Linked Author(s): Zhike Zou, Long Wang, Lei Yu

Keywords: Landscape Index; Land Use/Land Cover Change; Geographic Detector; Ecological Risk; Huaibei Plain

Abstract: Ecological risk assessment can help to understand the adverse effects of human activities and natural environment changes on ecosystem, and Landscape index is a robust tool to evaluate the ecological risk in fast urbanization regions. In this paper, the landscape ecological risk index was constructed to analyze the dynamic changes of landscape, spatial-temporal changes of landscape ecological risks and human disturbance activities in Huaibei plain based on landscape data from 1985 to 2021. The results showed that while the whole plain was mainly dominated by low and medium risk areas, such areas accounted for over 90%; the proportion of high-risk areas, mainly distributed in city neighborhoods exhibited an upward trend over the past four decades. 407.8 ha cultivated land was converted into construction land, which was the biggest land cover change, and that accounted for 52.4% of the construction land in 2021. The degrees of landscape fragmentation and diversification were both increasing, and the landscape distribution showed a complicated trend.

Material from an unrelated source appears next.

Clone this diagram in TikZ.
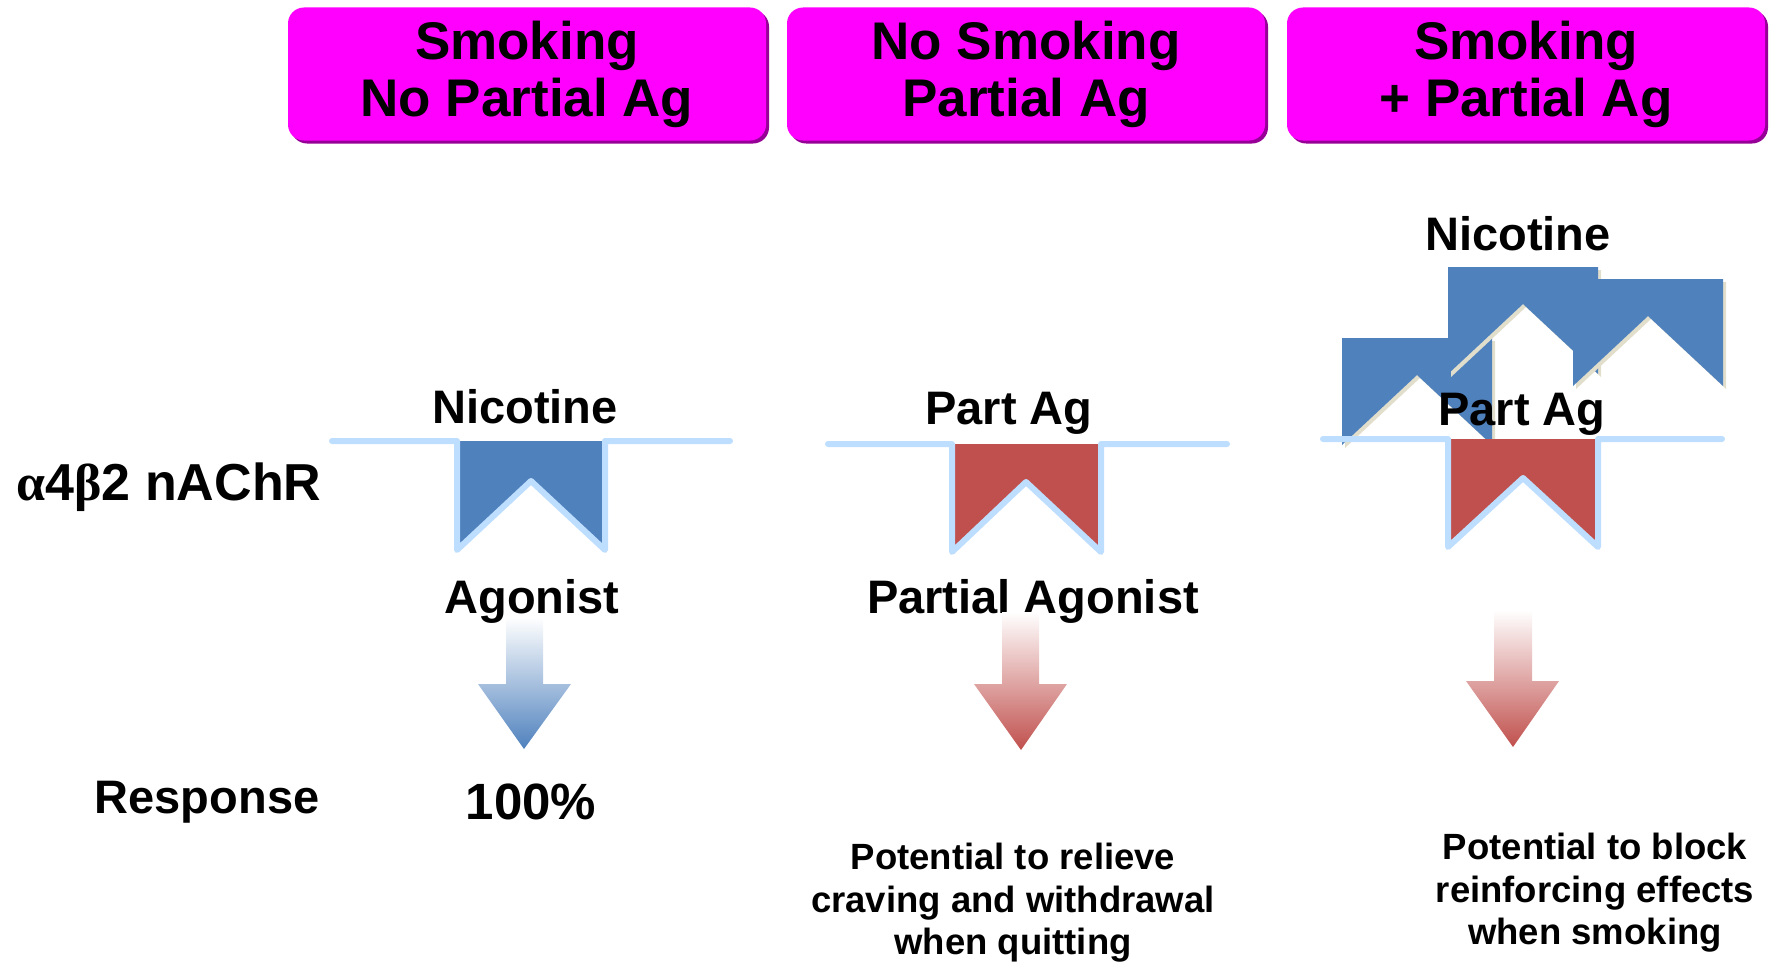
\documentclass[tikz,border=0pt]{standalone}
\usepackage{fontspec}
\setmainfont{Liberation Sans}
\newfontfamily\grkfont{Liberation Serif}
\usepackage{tikz}
\usetikzlibrary{positioning,shadows}
\definecolor{c_head}{RGB}{255,0,255}
\definecolor{c_headsh}{RGB}{150,0,150}
\definecolor{c_nic}{RGB}{79,129,189}
\definecolor{c_part}{RGB}{192,80,77}
\definecolor{c_memb}{RGB}{190,222,255}
\definecolor{c_sh}{RGB}{226,222,204}
\tikzset{c-header/.style={rectangle, rounded corners=16pt, minimum width=478pt, minimum height=133pt, text centered, align=center, fill=c_head, font=\fontsize{53}{57}\selectfont\bfseries, drop shadow={shadow xshift=3pt, shadow yshift=-3pt, fill=c_headsh, opacity=1}},
c-label/.style={inner sep=0pt, anchor=base, font=\fontsize{47}{52}\selectfont\bfseries},
c-note/.style={inner sep=0pt, align=center, font=\fontsize{36.5}{42.5}\selectfont\bfseries},
membrane/.style={draw=c_memb, line width=6pt, line cap=round, line join=round},
nicchev/.pic={
\fill[c_sh] (3,3) -- (153,3) -- (153,110) -- (78,40) -- (3,110) -- cycle;
\fill[c_nic] (0,0) -- (150,0) -- (150,107) -- (75,37) -- (0,107) -- cycle;
}}

\begin{document}
\begin{tikzpicture}[x=1pt, y=-1pt]
\useasboundingbox (0,0) rectangle (1771,966);
\node (h1) [c-header] at (527,74) {Smoking\\No Partial Ag};
\node (h2) [c-header] at (1026,74) {No Smoking\\Partial Ag};
\node (h3) [c-header] at (1526,74) {Smoking\\+ Partial Ag};

\pic at (1342,338) {nicchev};
\pic at (1448,267) {nicchev};
\pic at (1573,279) {nicchev};

\fill[c_nic] (457,441) -- (605,441) -- (605,548) -- (531,481) -- (457,548) -- cycle;
\draw[membrane] (332,441) -- (457,441) -- (457,550) -- (531,481) -- (605,550) -- (605,441) -- (730,441);
\fill[c_part] (952,444) -- (1101,444) -- (1101,550) -- (1026,482) -- (952,550) -- cycle;
\draw[membrane] (828,444) -- (952,444) -- (952,552) -- (1026,482) -- (1101,552) -- (1101,444) -- (1227,444);
\fill[c_part] (1448,439) -- (1598,439) -- (1598,545) -- (1523,478) -- (1448,545) -- cycle;
\draw[membrane] (1323,439) -- (1448,439) -- (1448,547) -- (1523,478) -- (1598,547) -- (1598,439) -- (1722,439);

\node (rec) [c-label, font=\fontsize{52}{56}\selectfont\bfseries] at (169,500) {{\grkfont α}4{\grkfont β}2 nAChR};
\node (nic1) [c-label] at (525,423) {Nicotine};
\node (ag1) [c-label] at (532,613) {Agonist};
\node (pag2) [c-label] at (1009,424) {Part Ag};
\node (ag2) [c-label] at (1033,613) {Partial Agonist};
\node (nic3) [c-label] at (1518,250) {Nicotine};
\node (pag3) [c-label] at (1522,425) {Part Ag};

\shade[top color=white, bottom color=c_nic] (506,617) -- (543,617) -- (543,684) -- (571,684) -- (524,749) -- (478,684) -- (506,684) -- cycle;
\shade[top color=white, bottom color=c_part] (1002,612) -- (1039,612) -- (1039,684) -- (1067,684) -- (1021,750) -- (974,684) -- (1002,684) -- cycle;
\shade[top color=white, bottom color=c_part] (1494,610) -- (1532,610) -- (1532,681) -- (1559,681) -- (1513,747) -- (1466,681) -- (1494,681) -- cycle;

\node (resp) [c-label] at (207,813) {Response};
\node (pct) [c-label, font=\fontsize{51}{55}\selectfont\bfseries] at (531,819) {100\%};
\node (eff2) [c-note] at (1013,903) {Potential to relieve\\craving and withdrawal\\when quitting};
\node (eff3) [c-note] at (1595,893) {Potential to block\\reinforcing effects\\when smoking};
\end{tikzpicture}
\end{document}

The low ecological risk was transferred from the cities to the city neighborhoods. Geographic detector indicated the landscape ecological risk was negatively correlated with social and economic factors, and it was more and more affected by human interference. The impact of human factors on landscape ecological risk showed significant differences in different stages of urbanization: With the economic development, the landscape in less developed areas was increasingly fragmented, and the ecological risk increased accordingly. In developed areas, with the further development of economy, the expansion of urbanization made the landscape cluster into patches, and the fragmentation and separation index decreased, the ecological construction was restored, and the landscape ecological risk began to decline with the economic development. Our results provide important guidance for optimizing landscape patterns and water conservation in urbanized regions.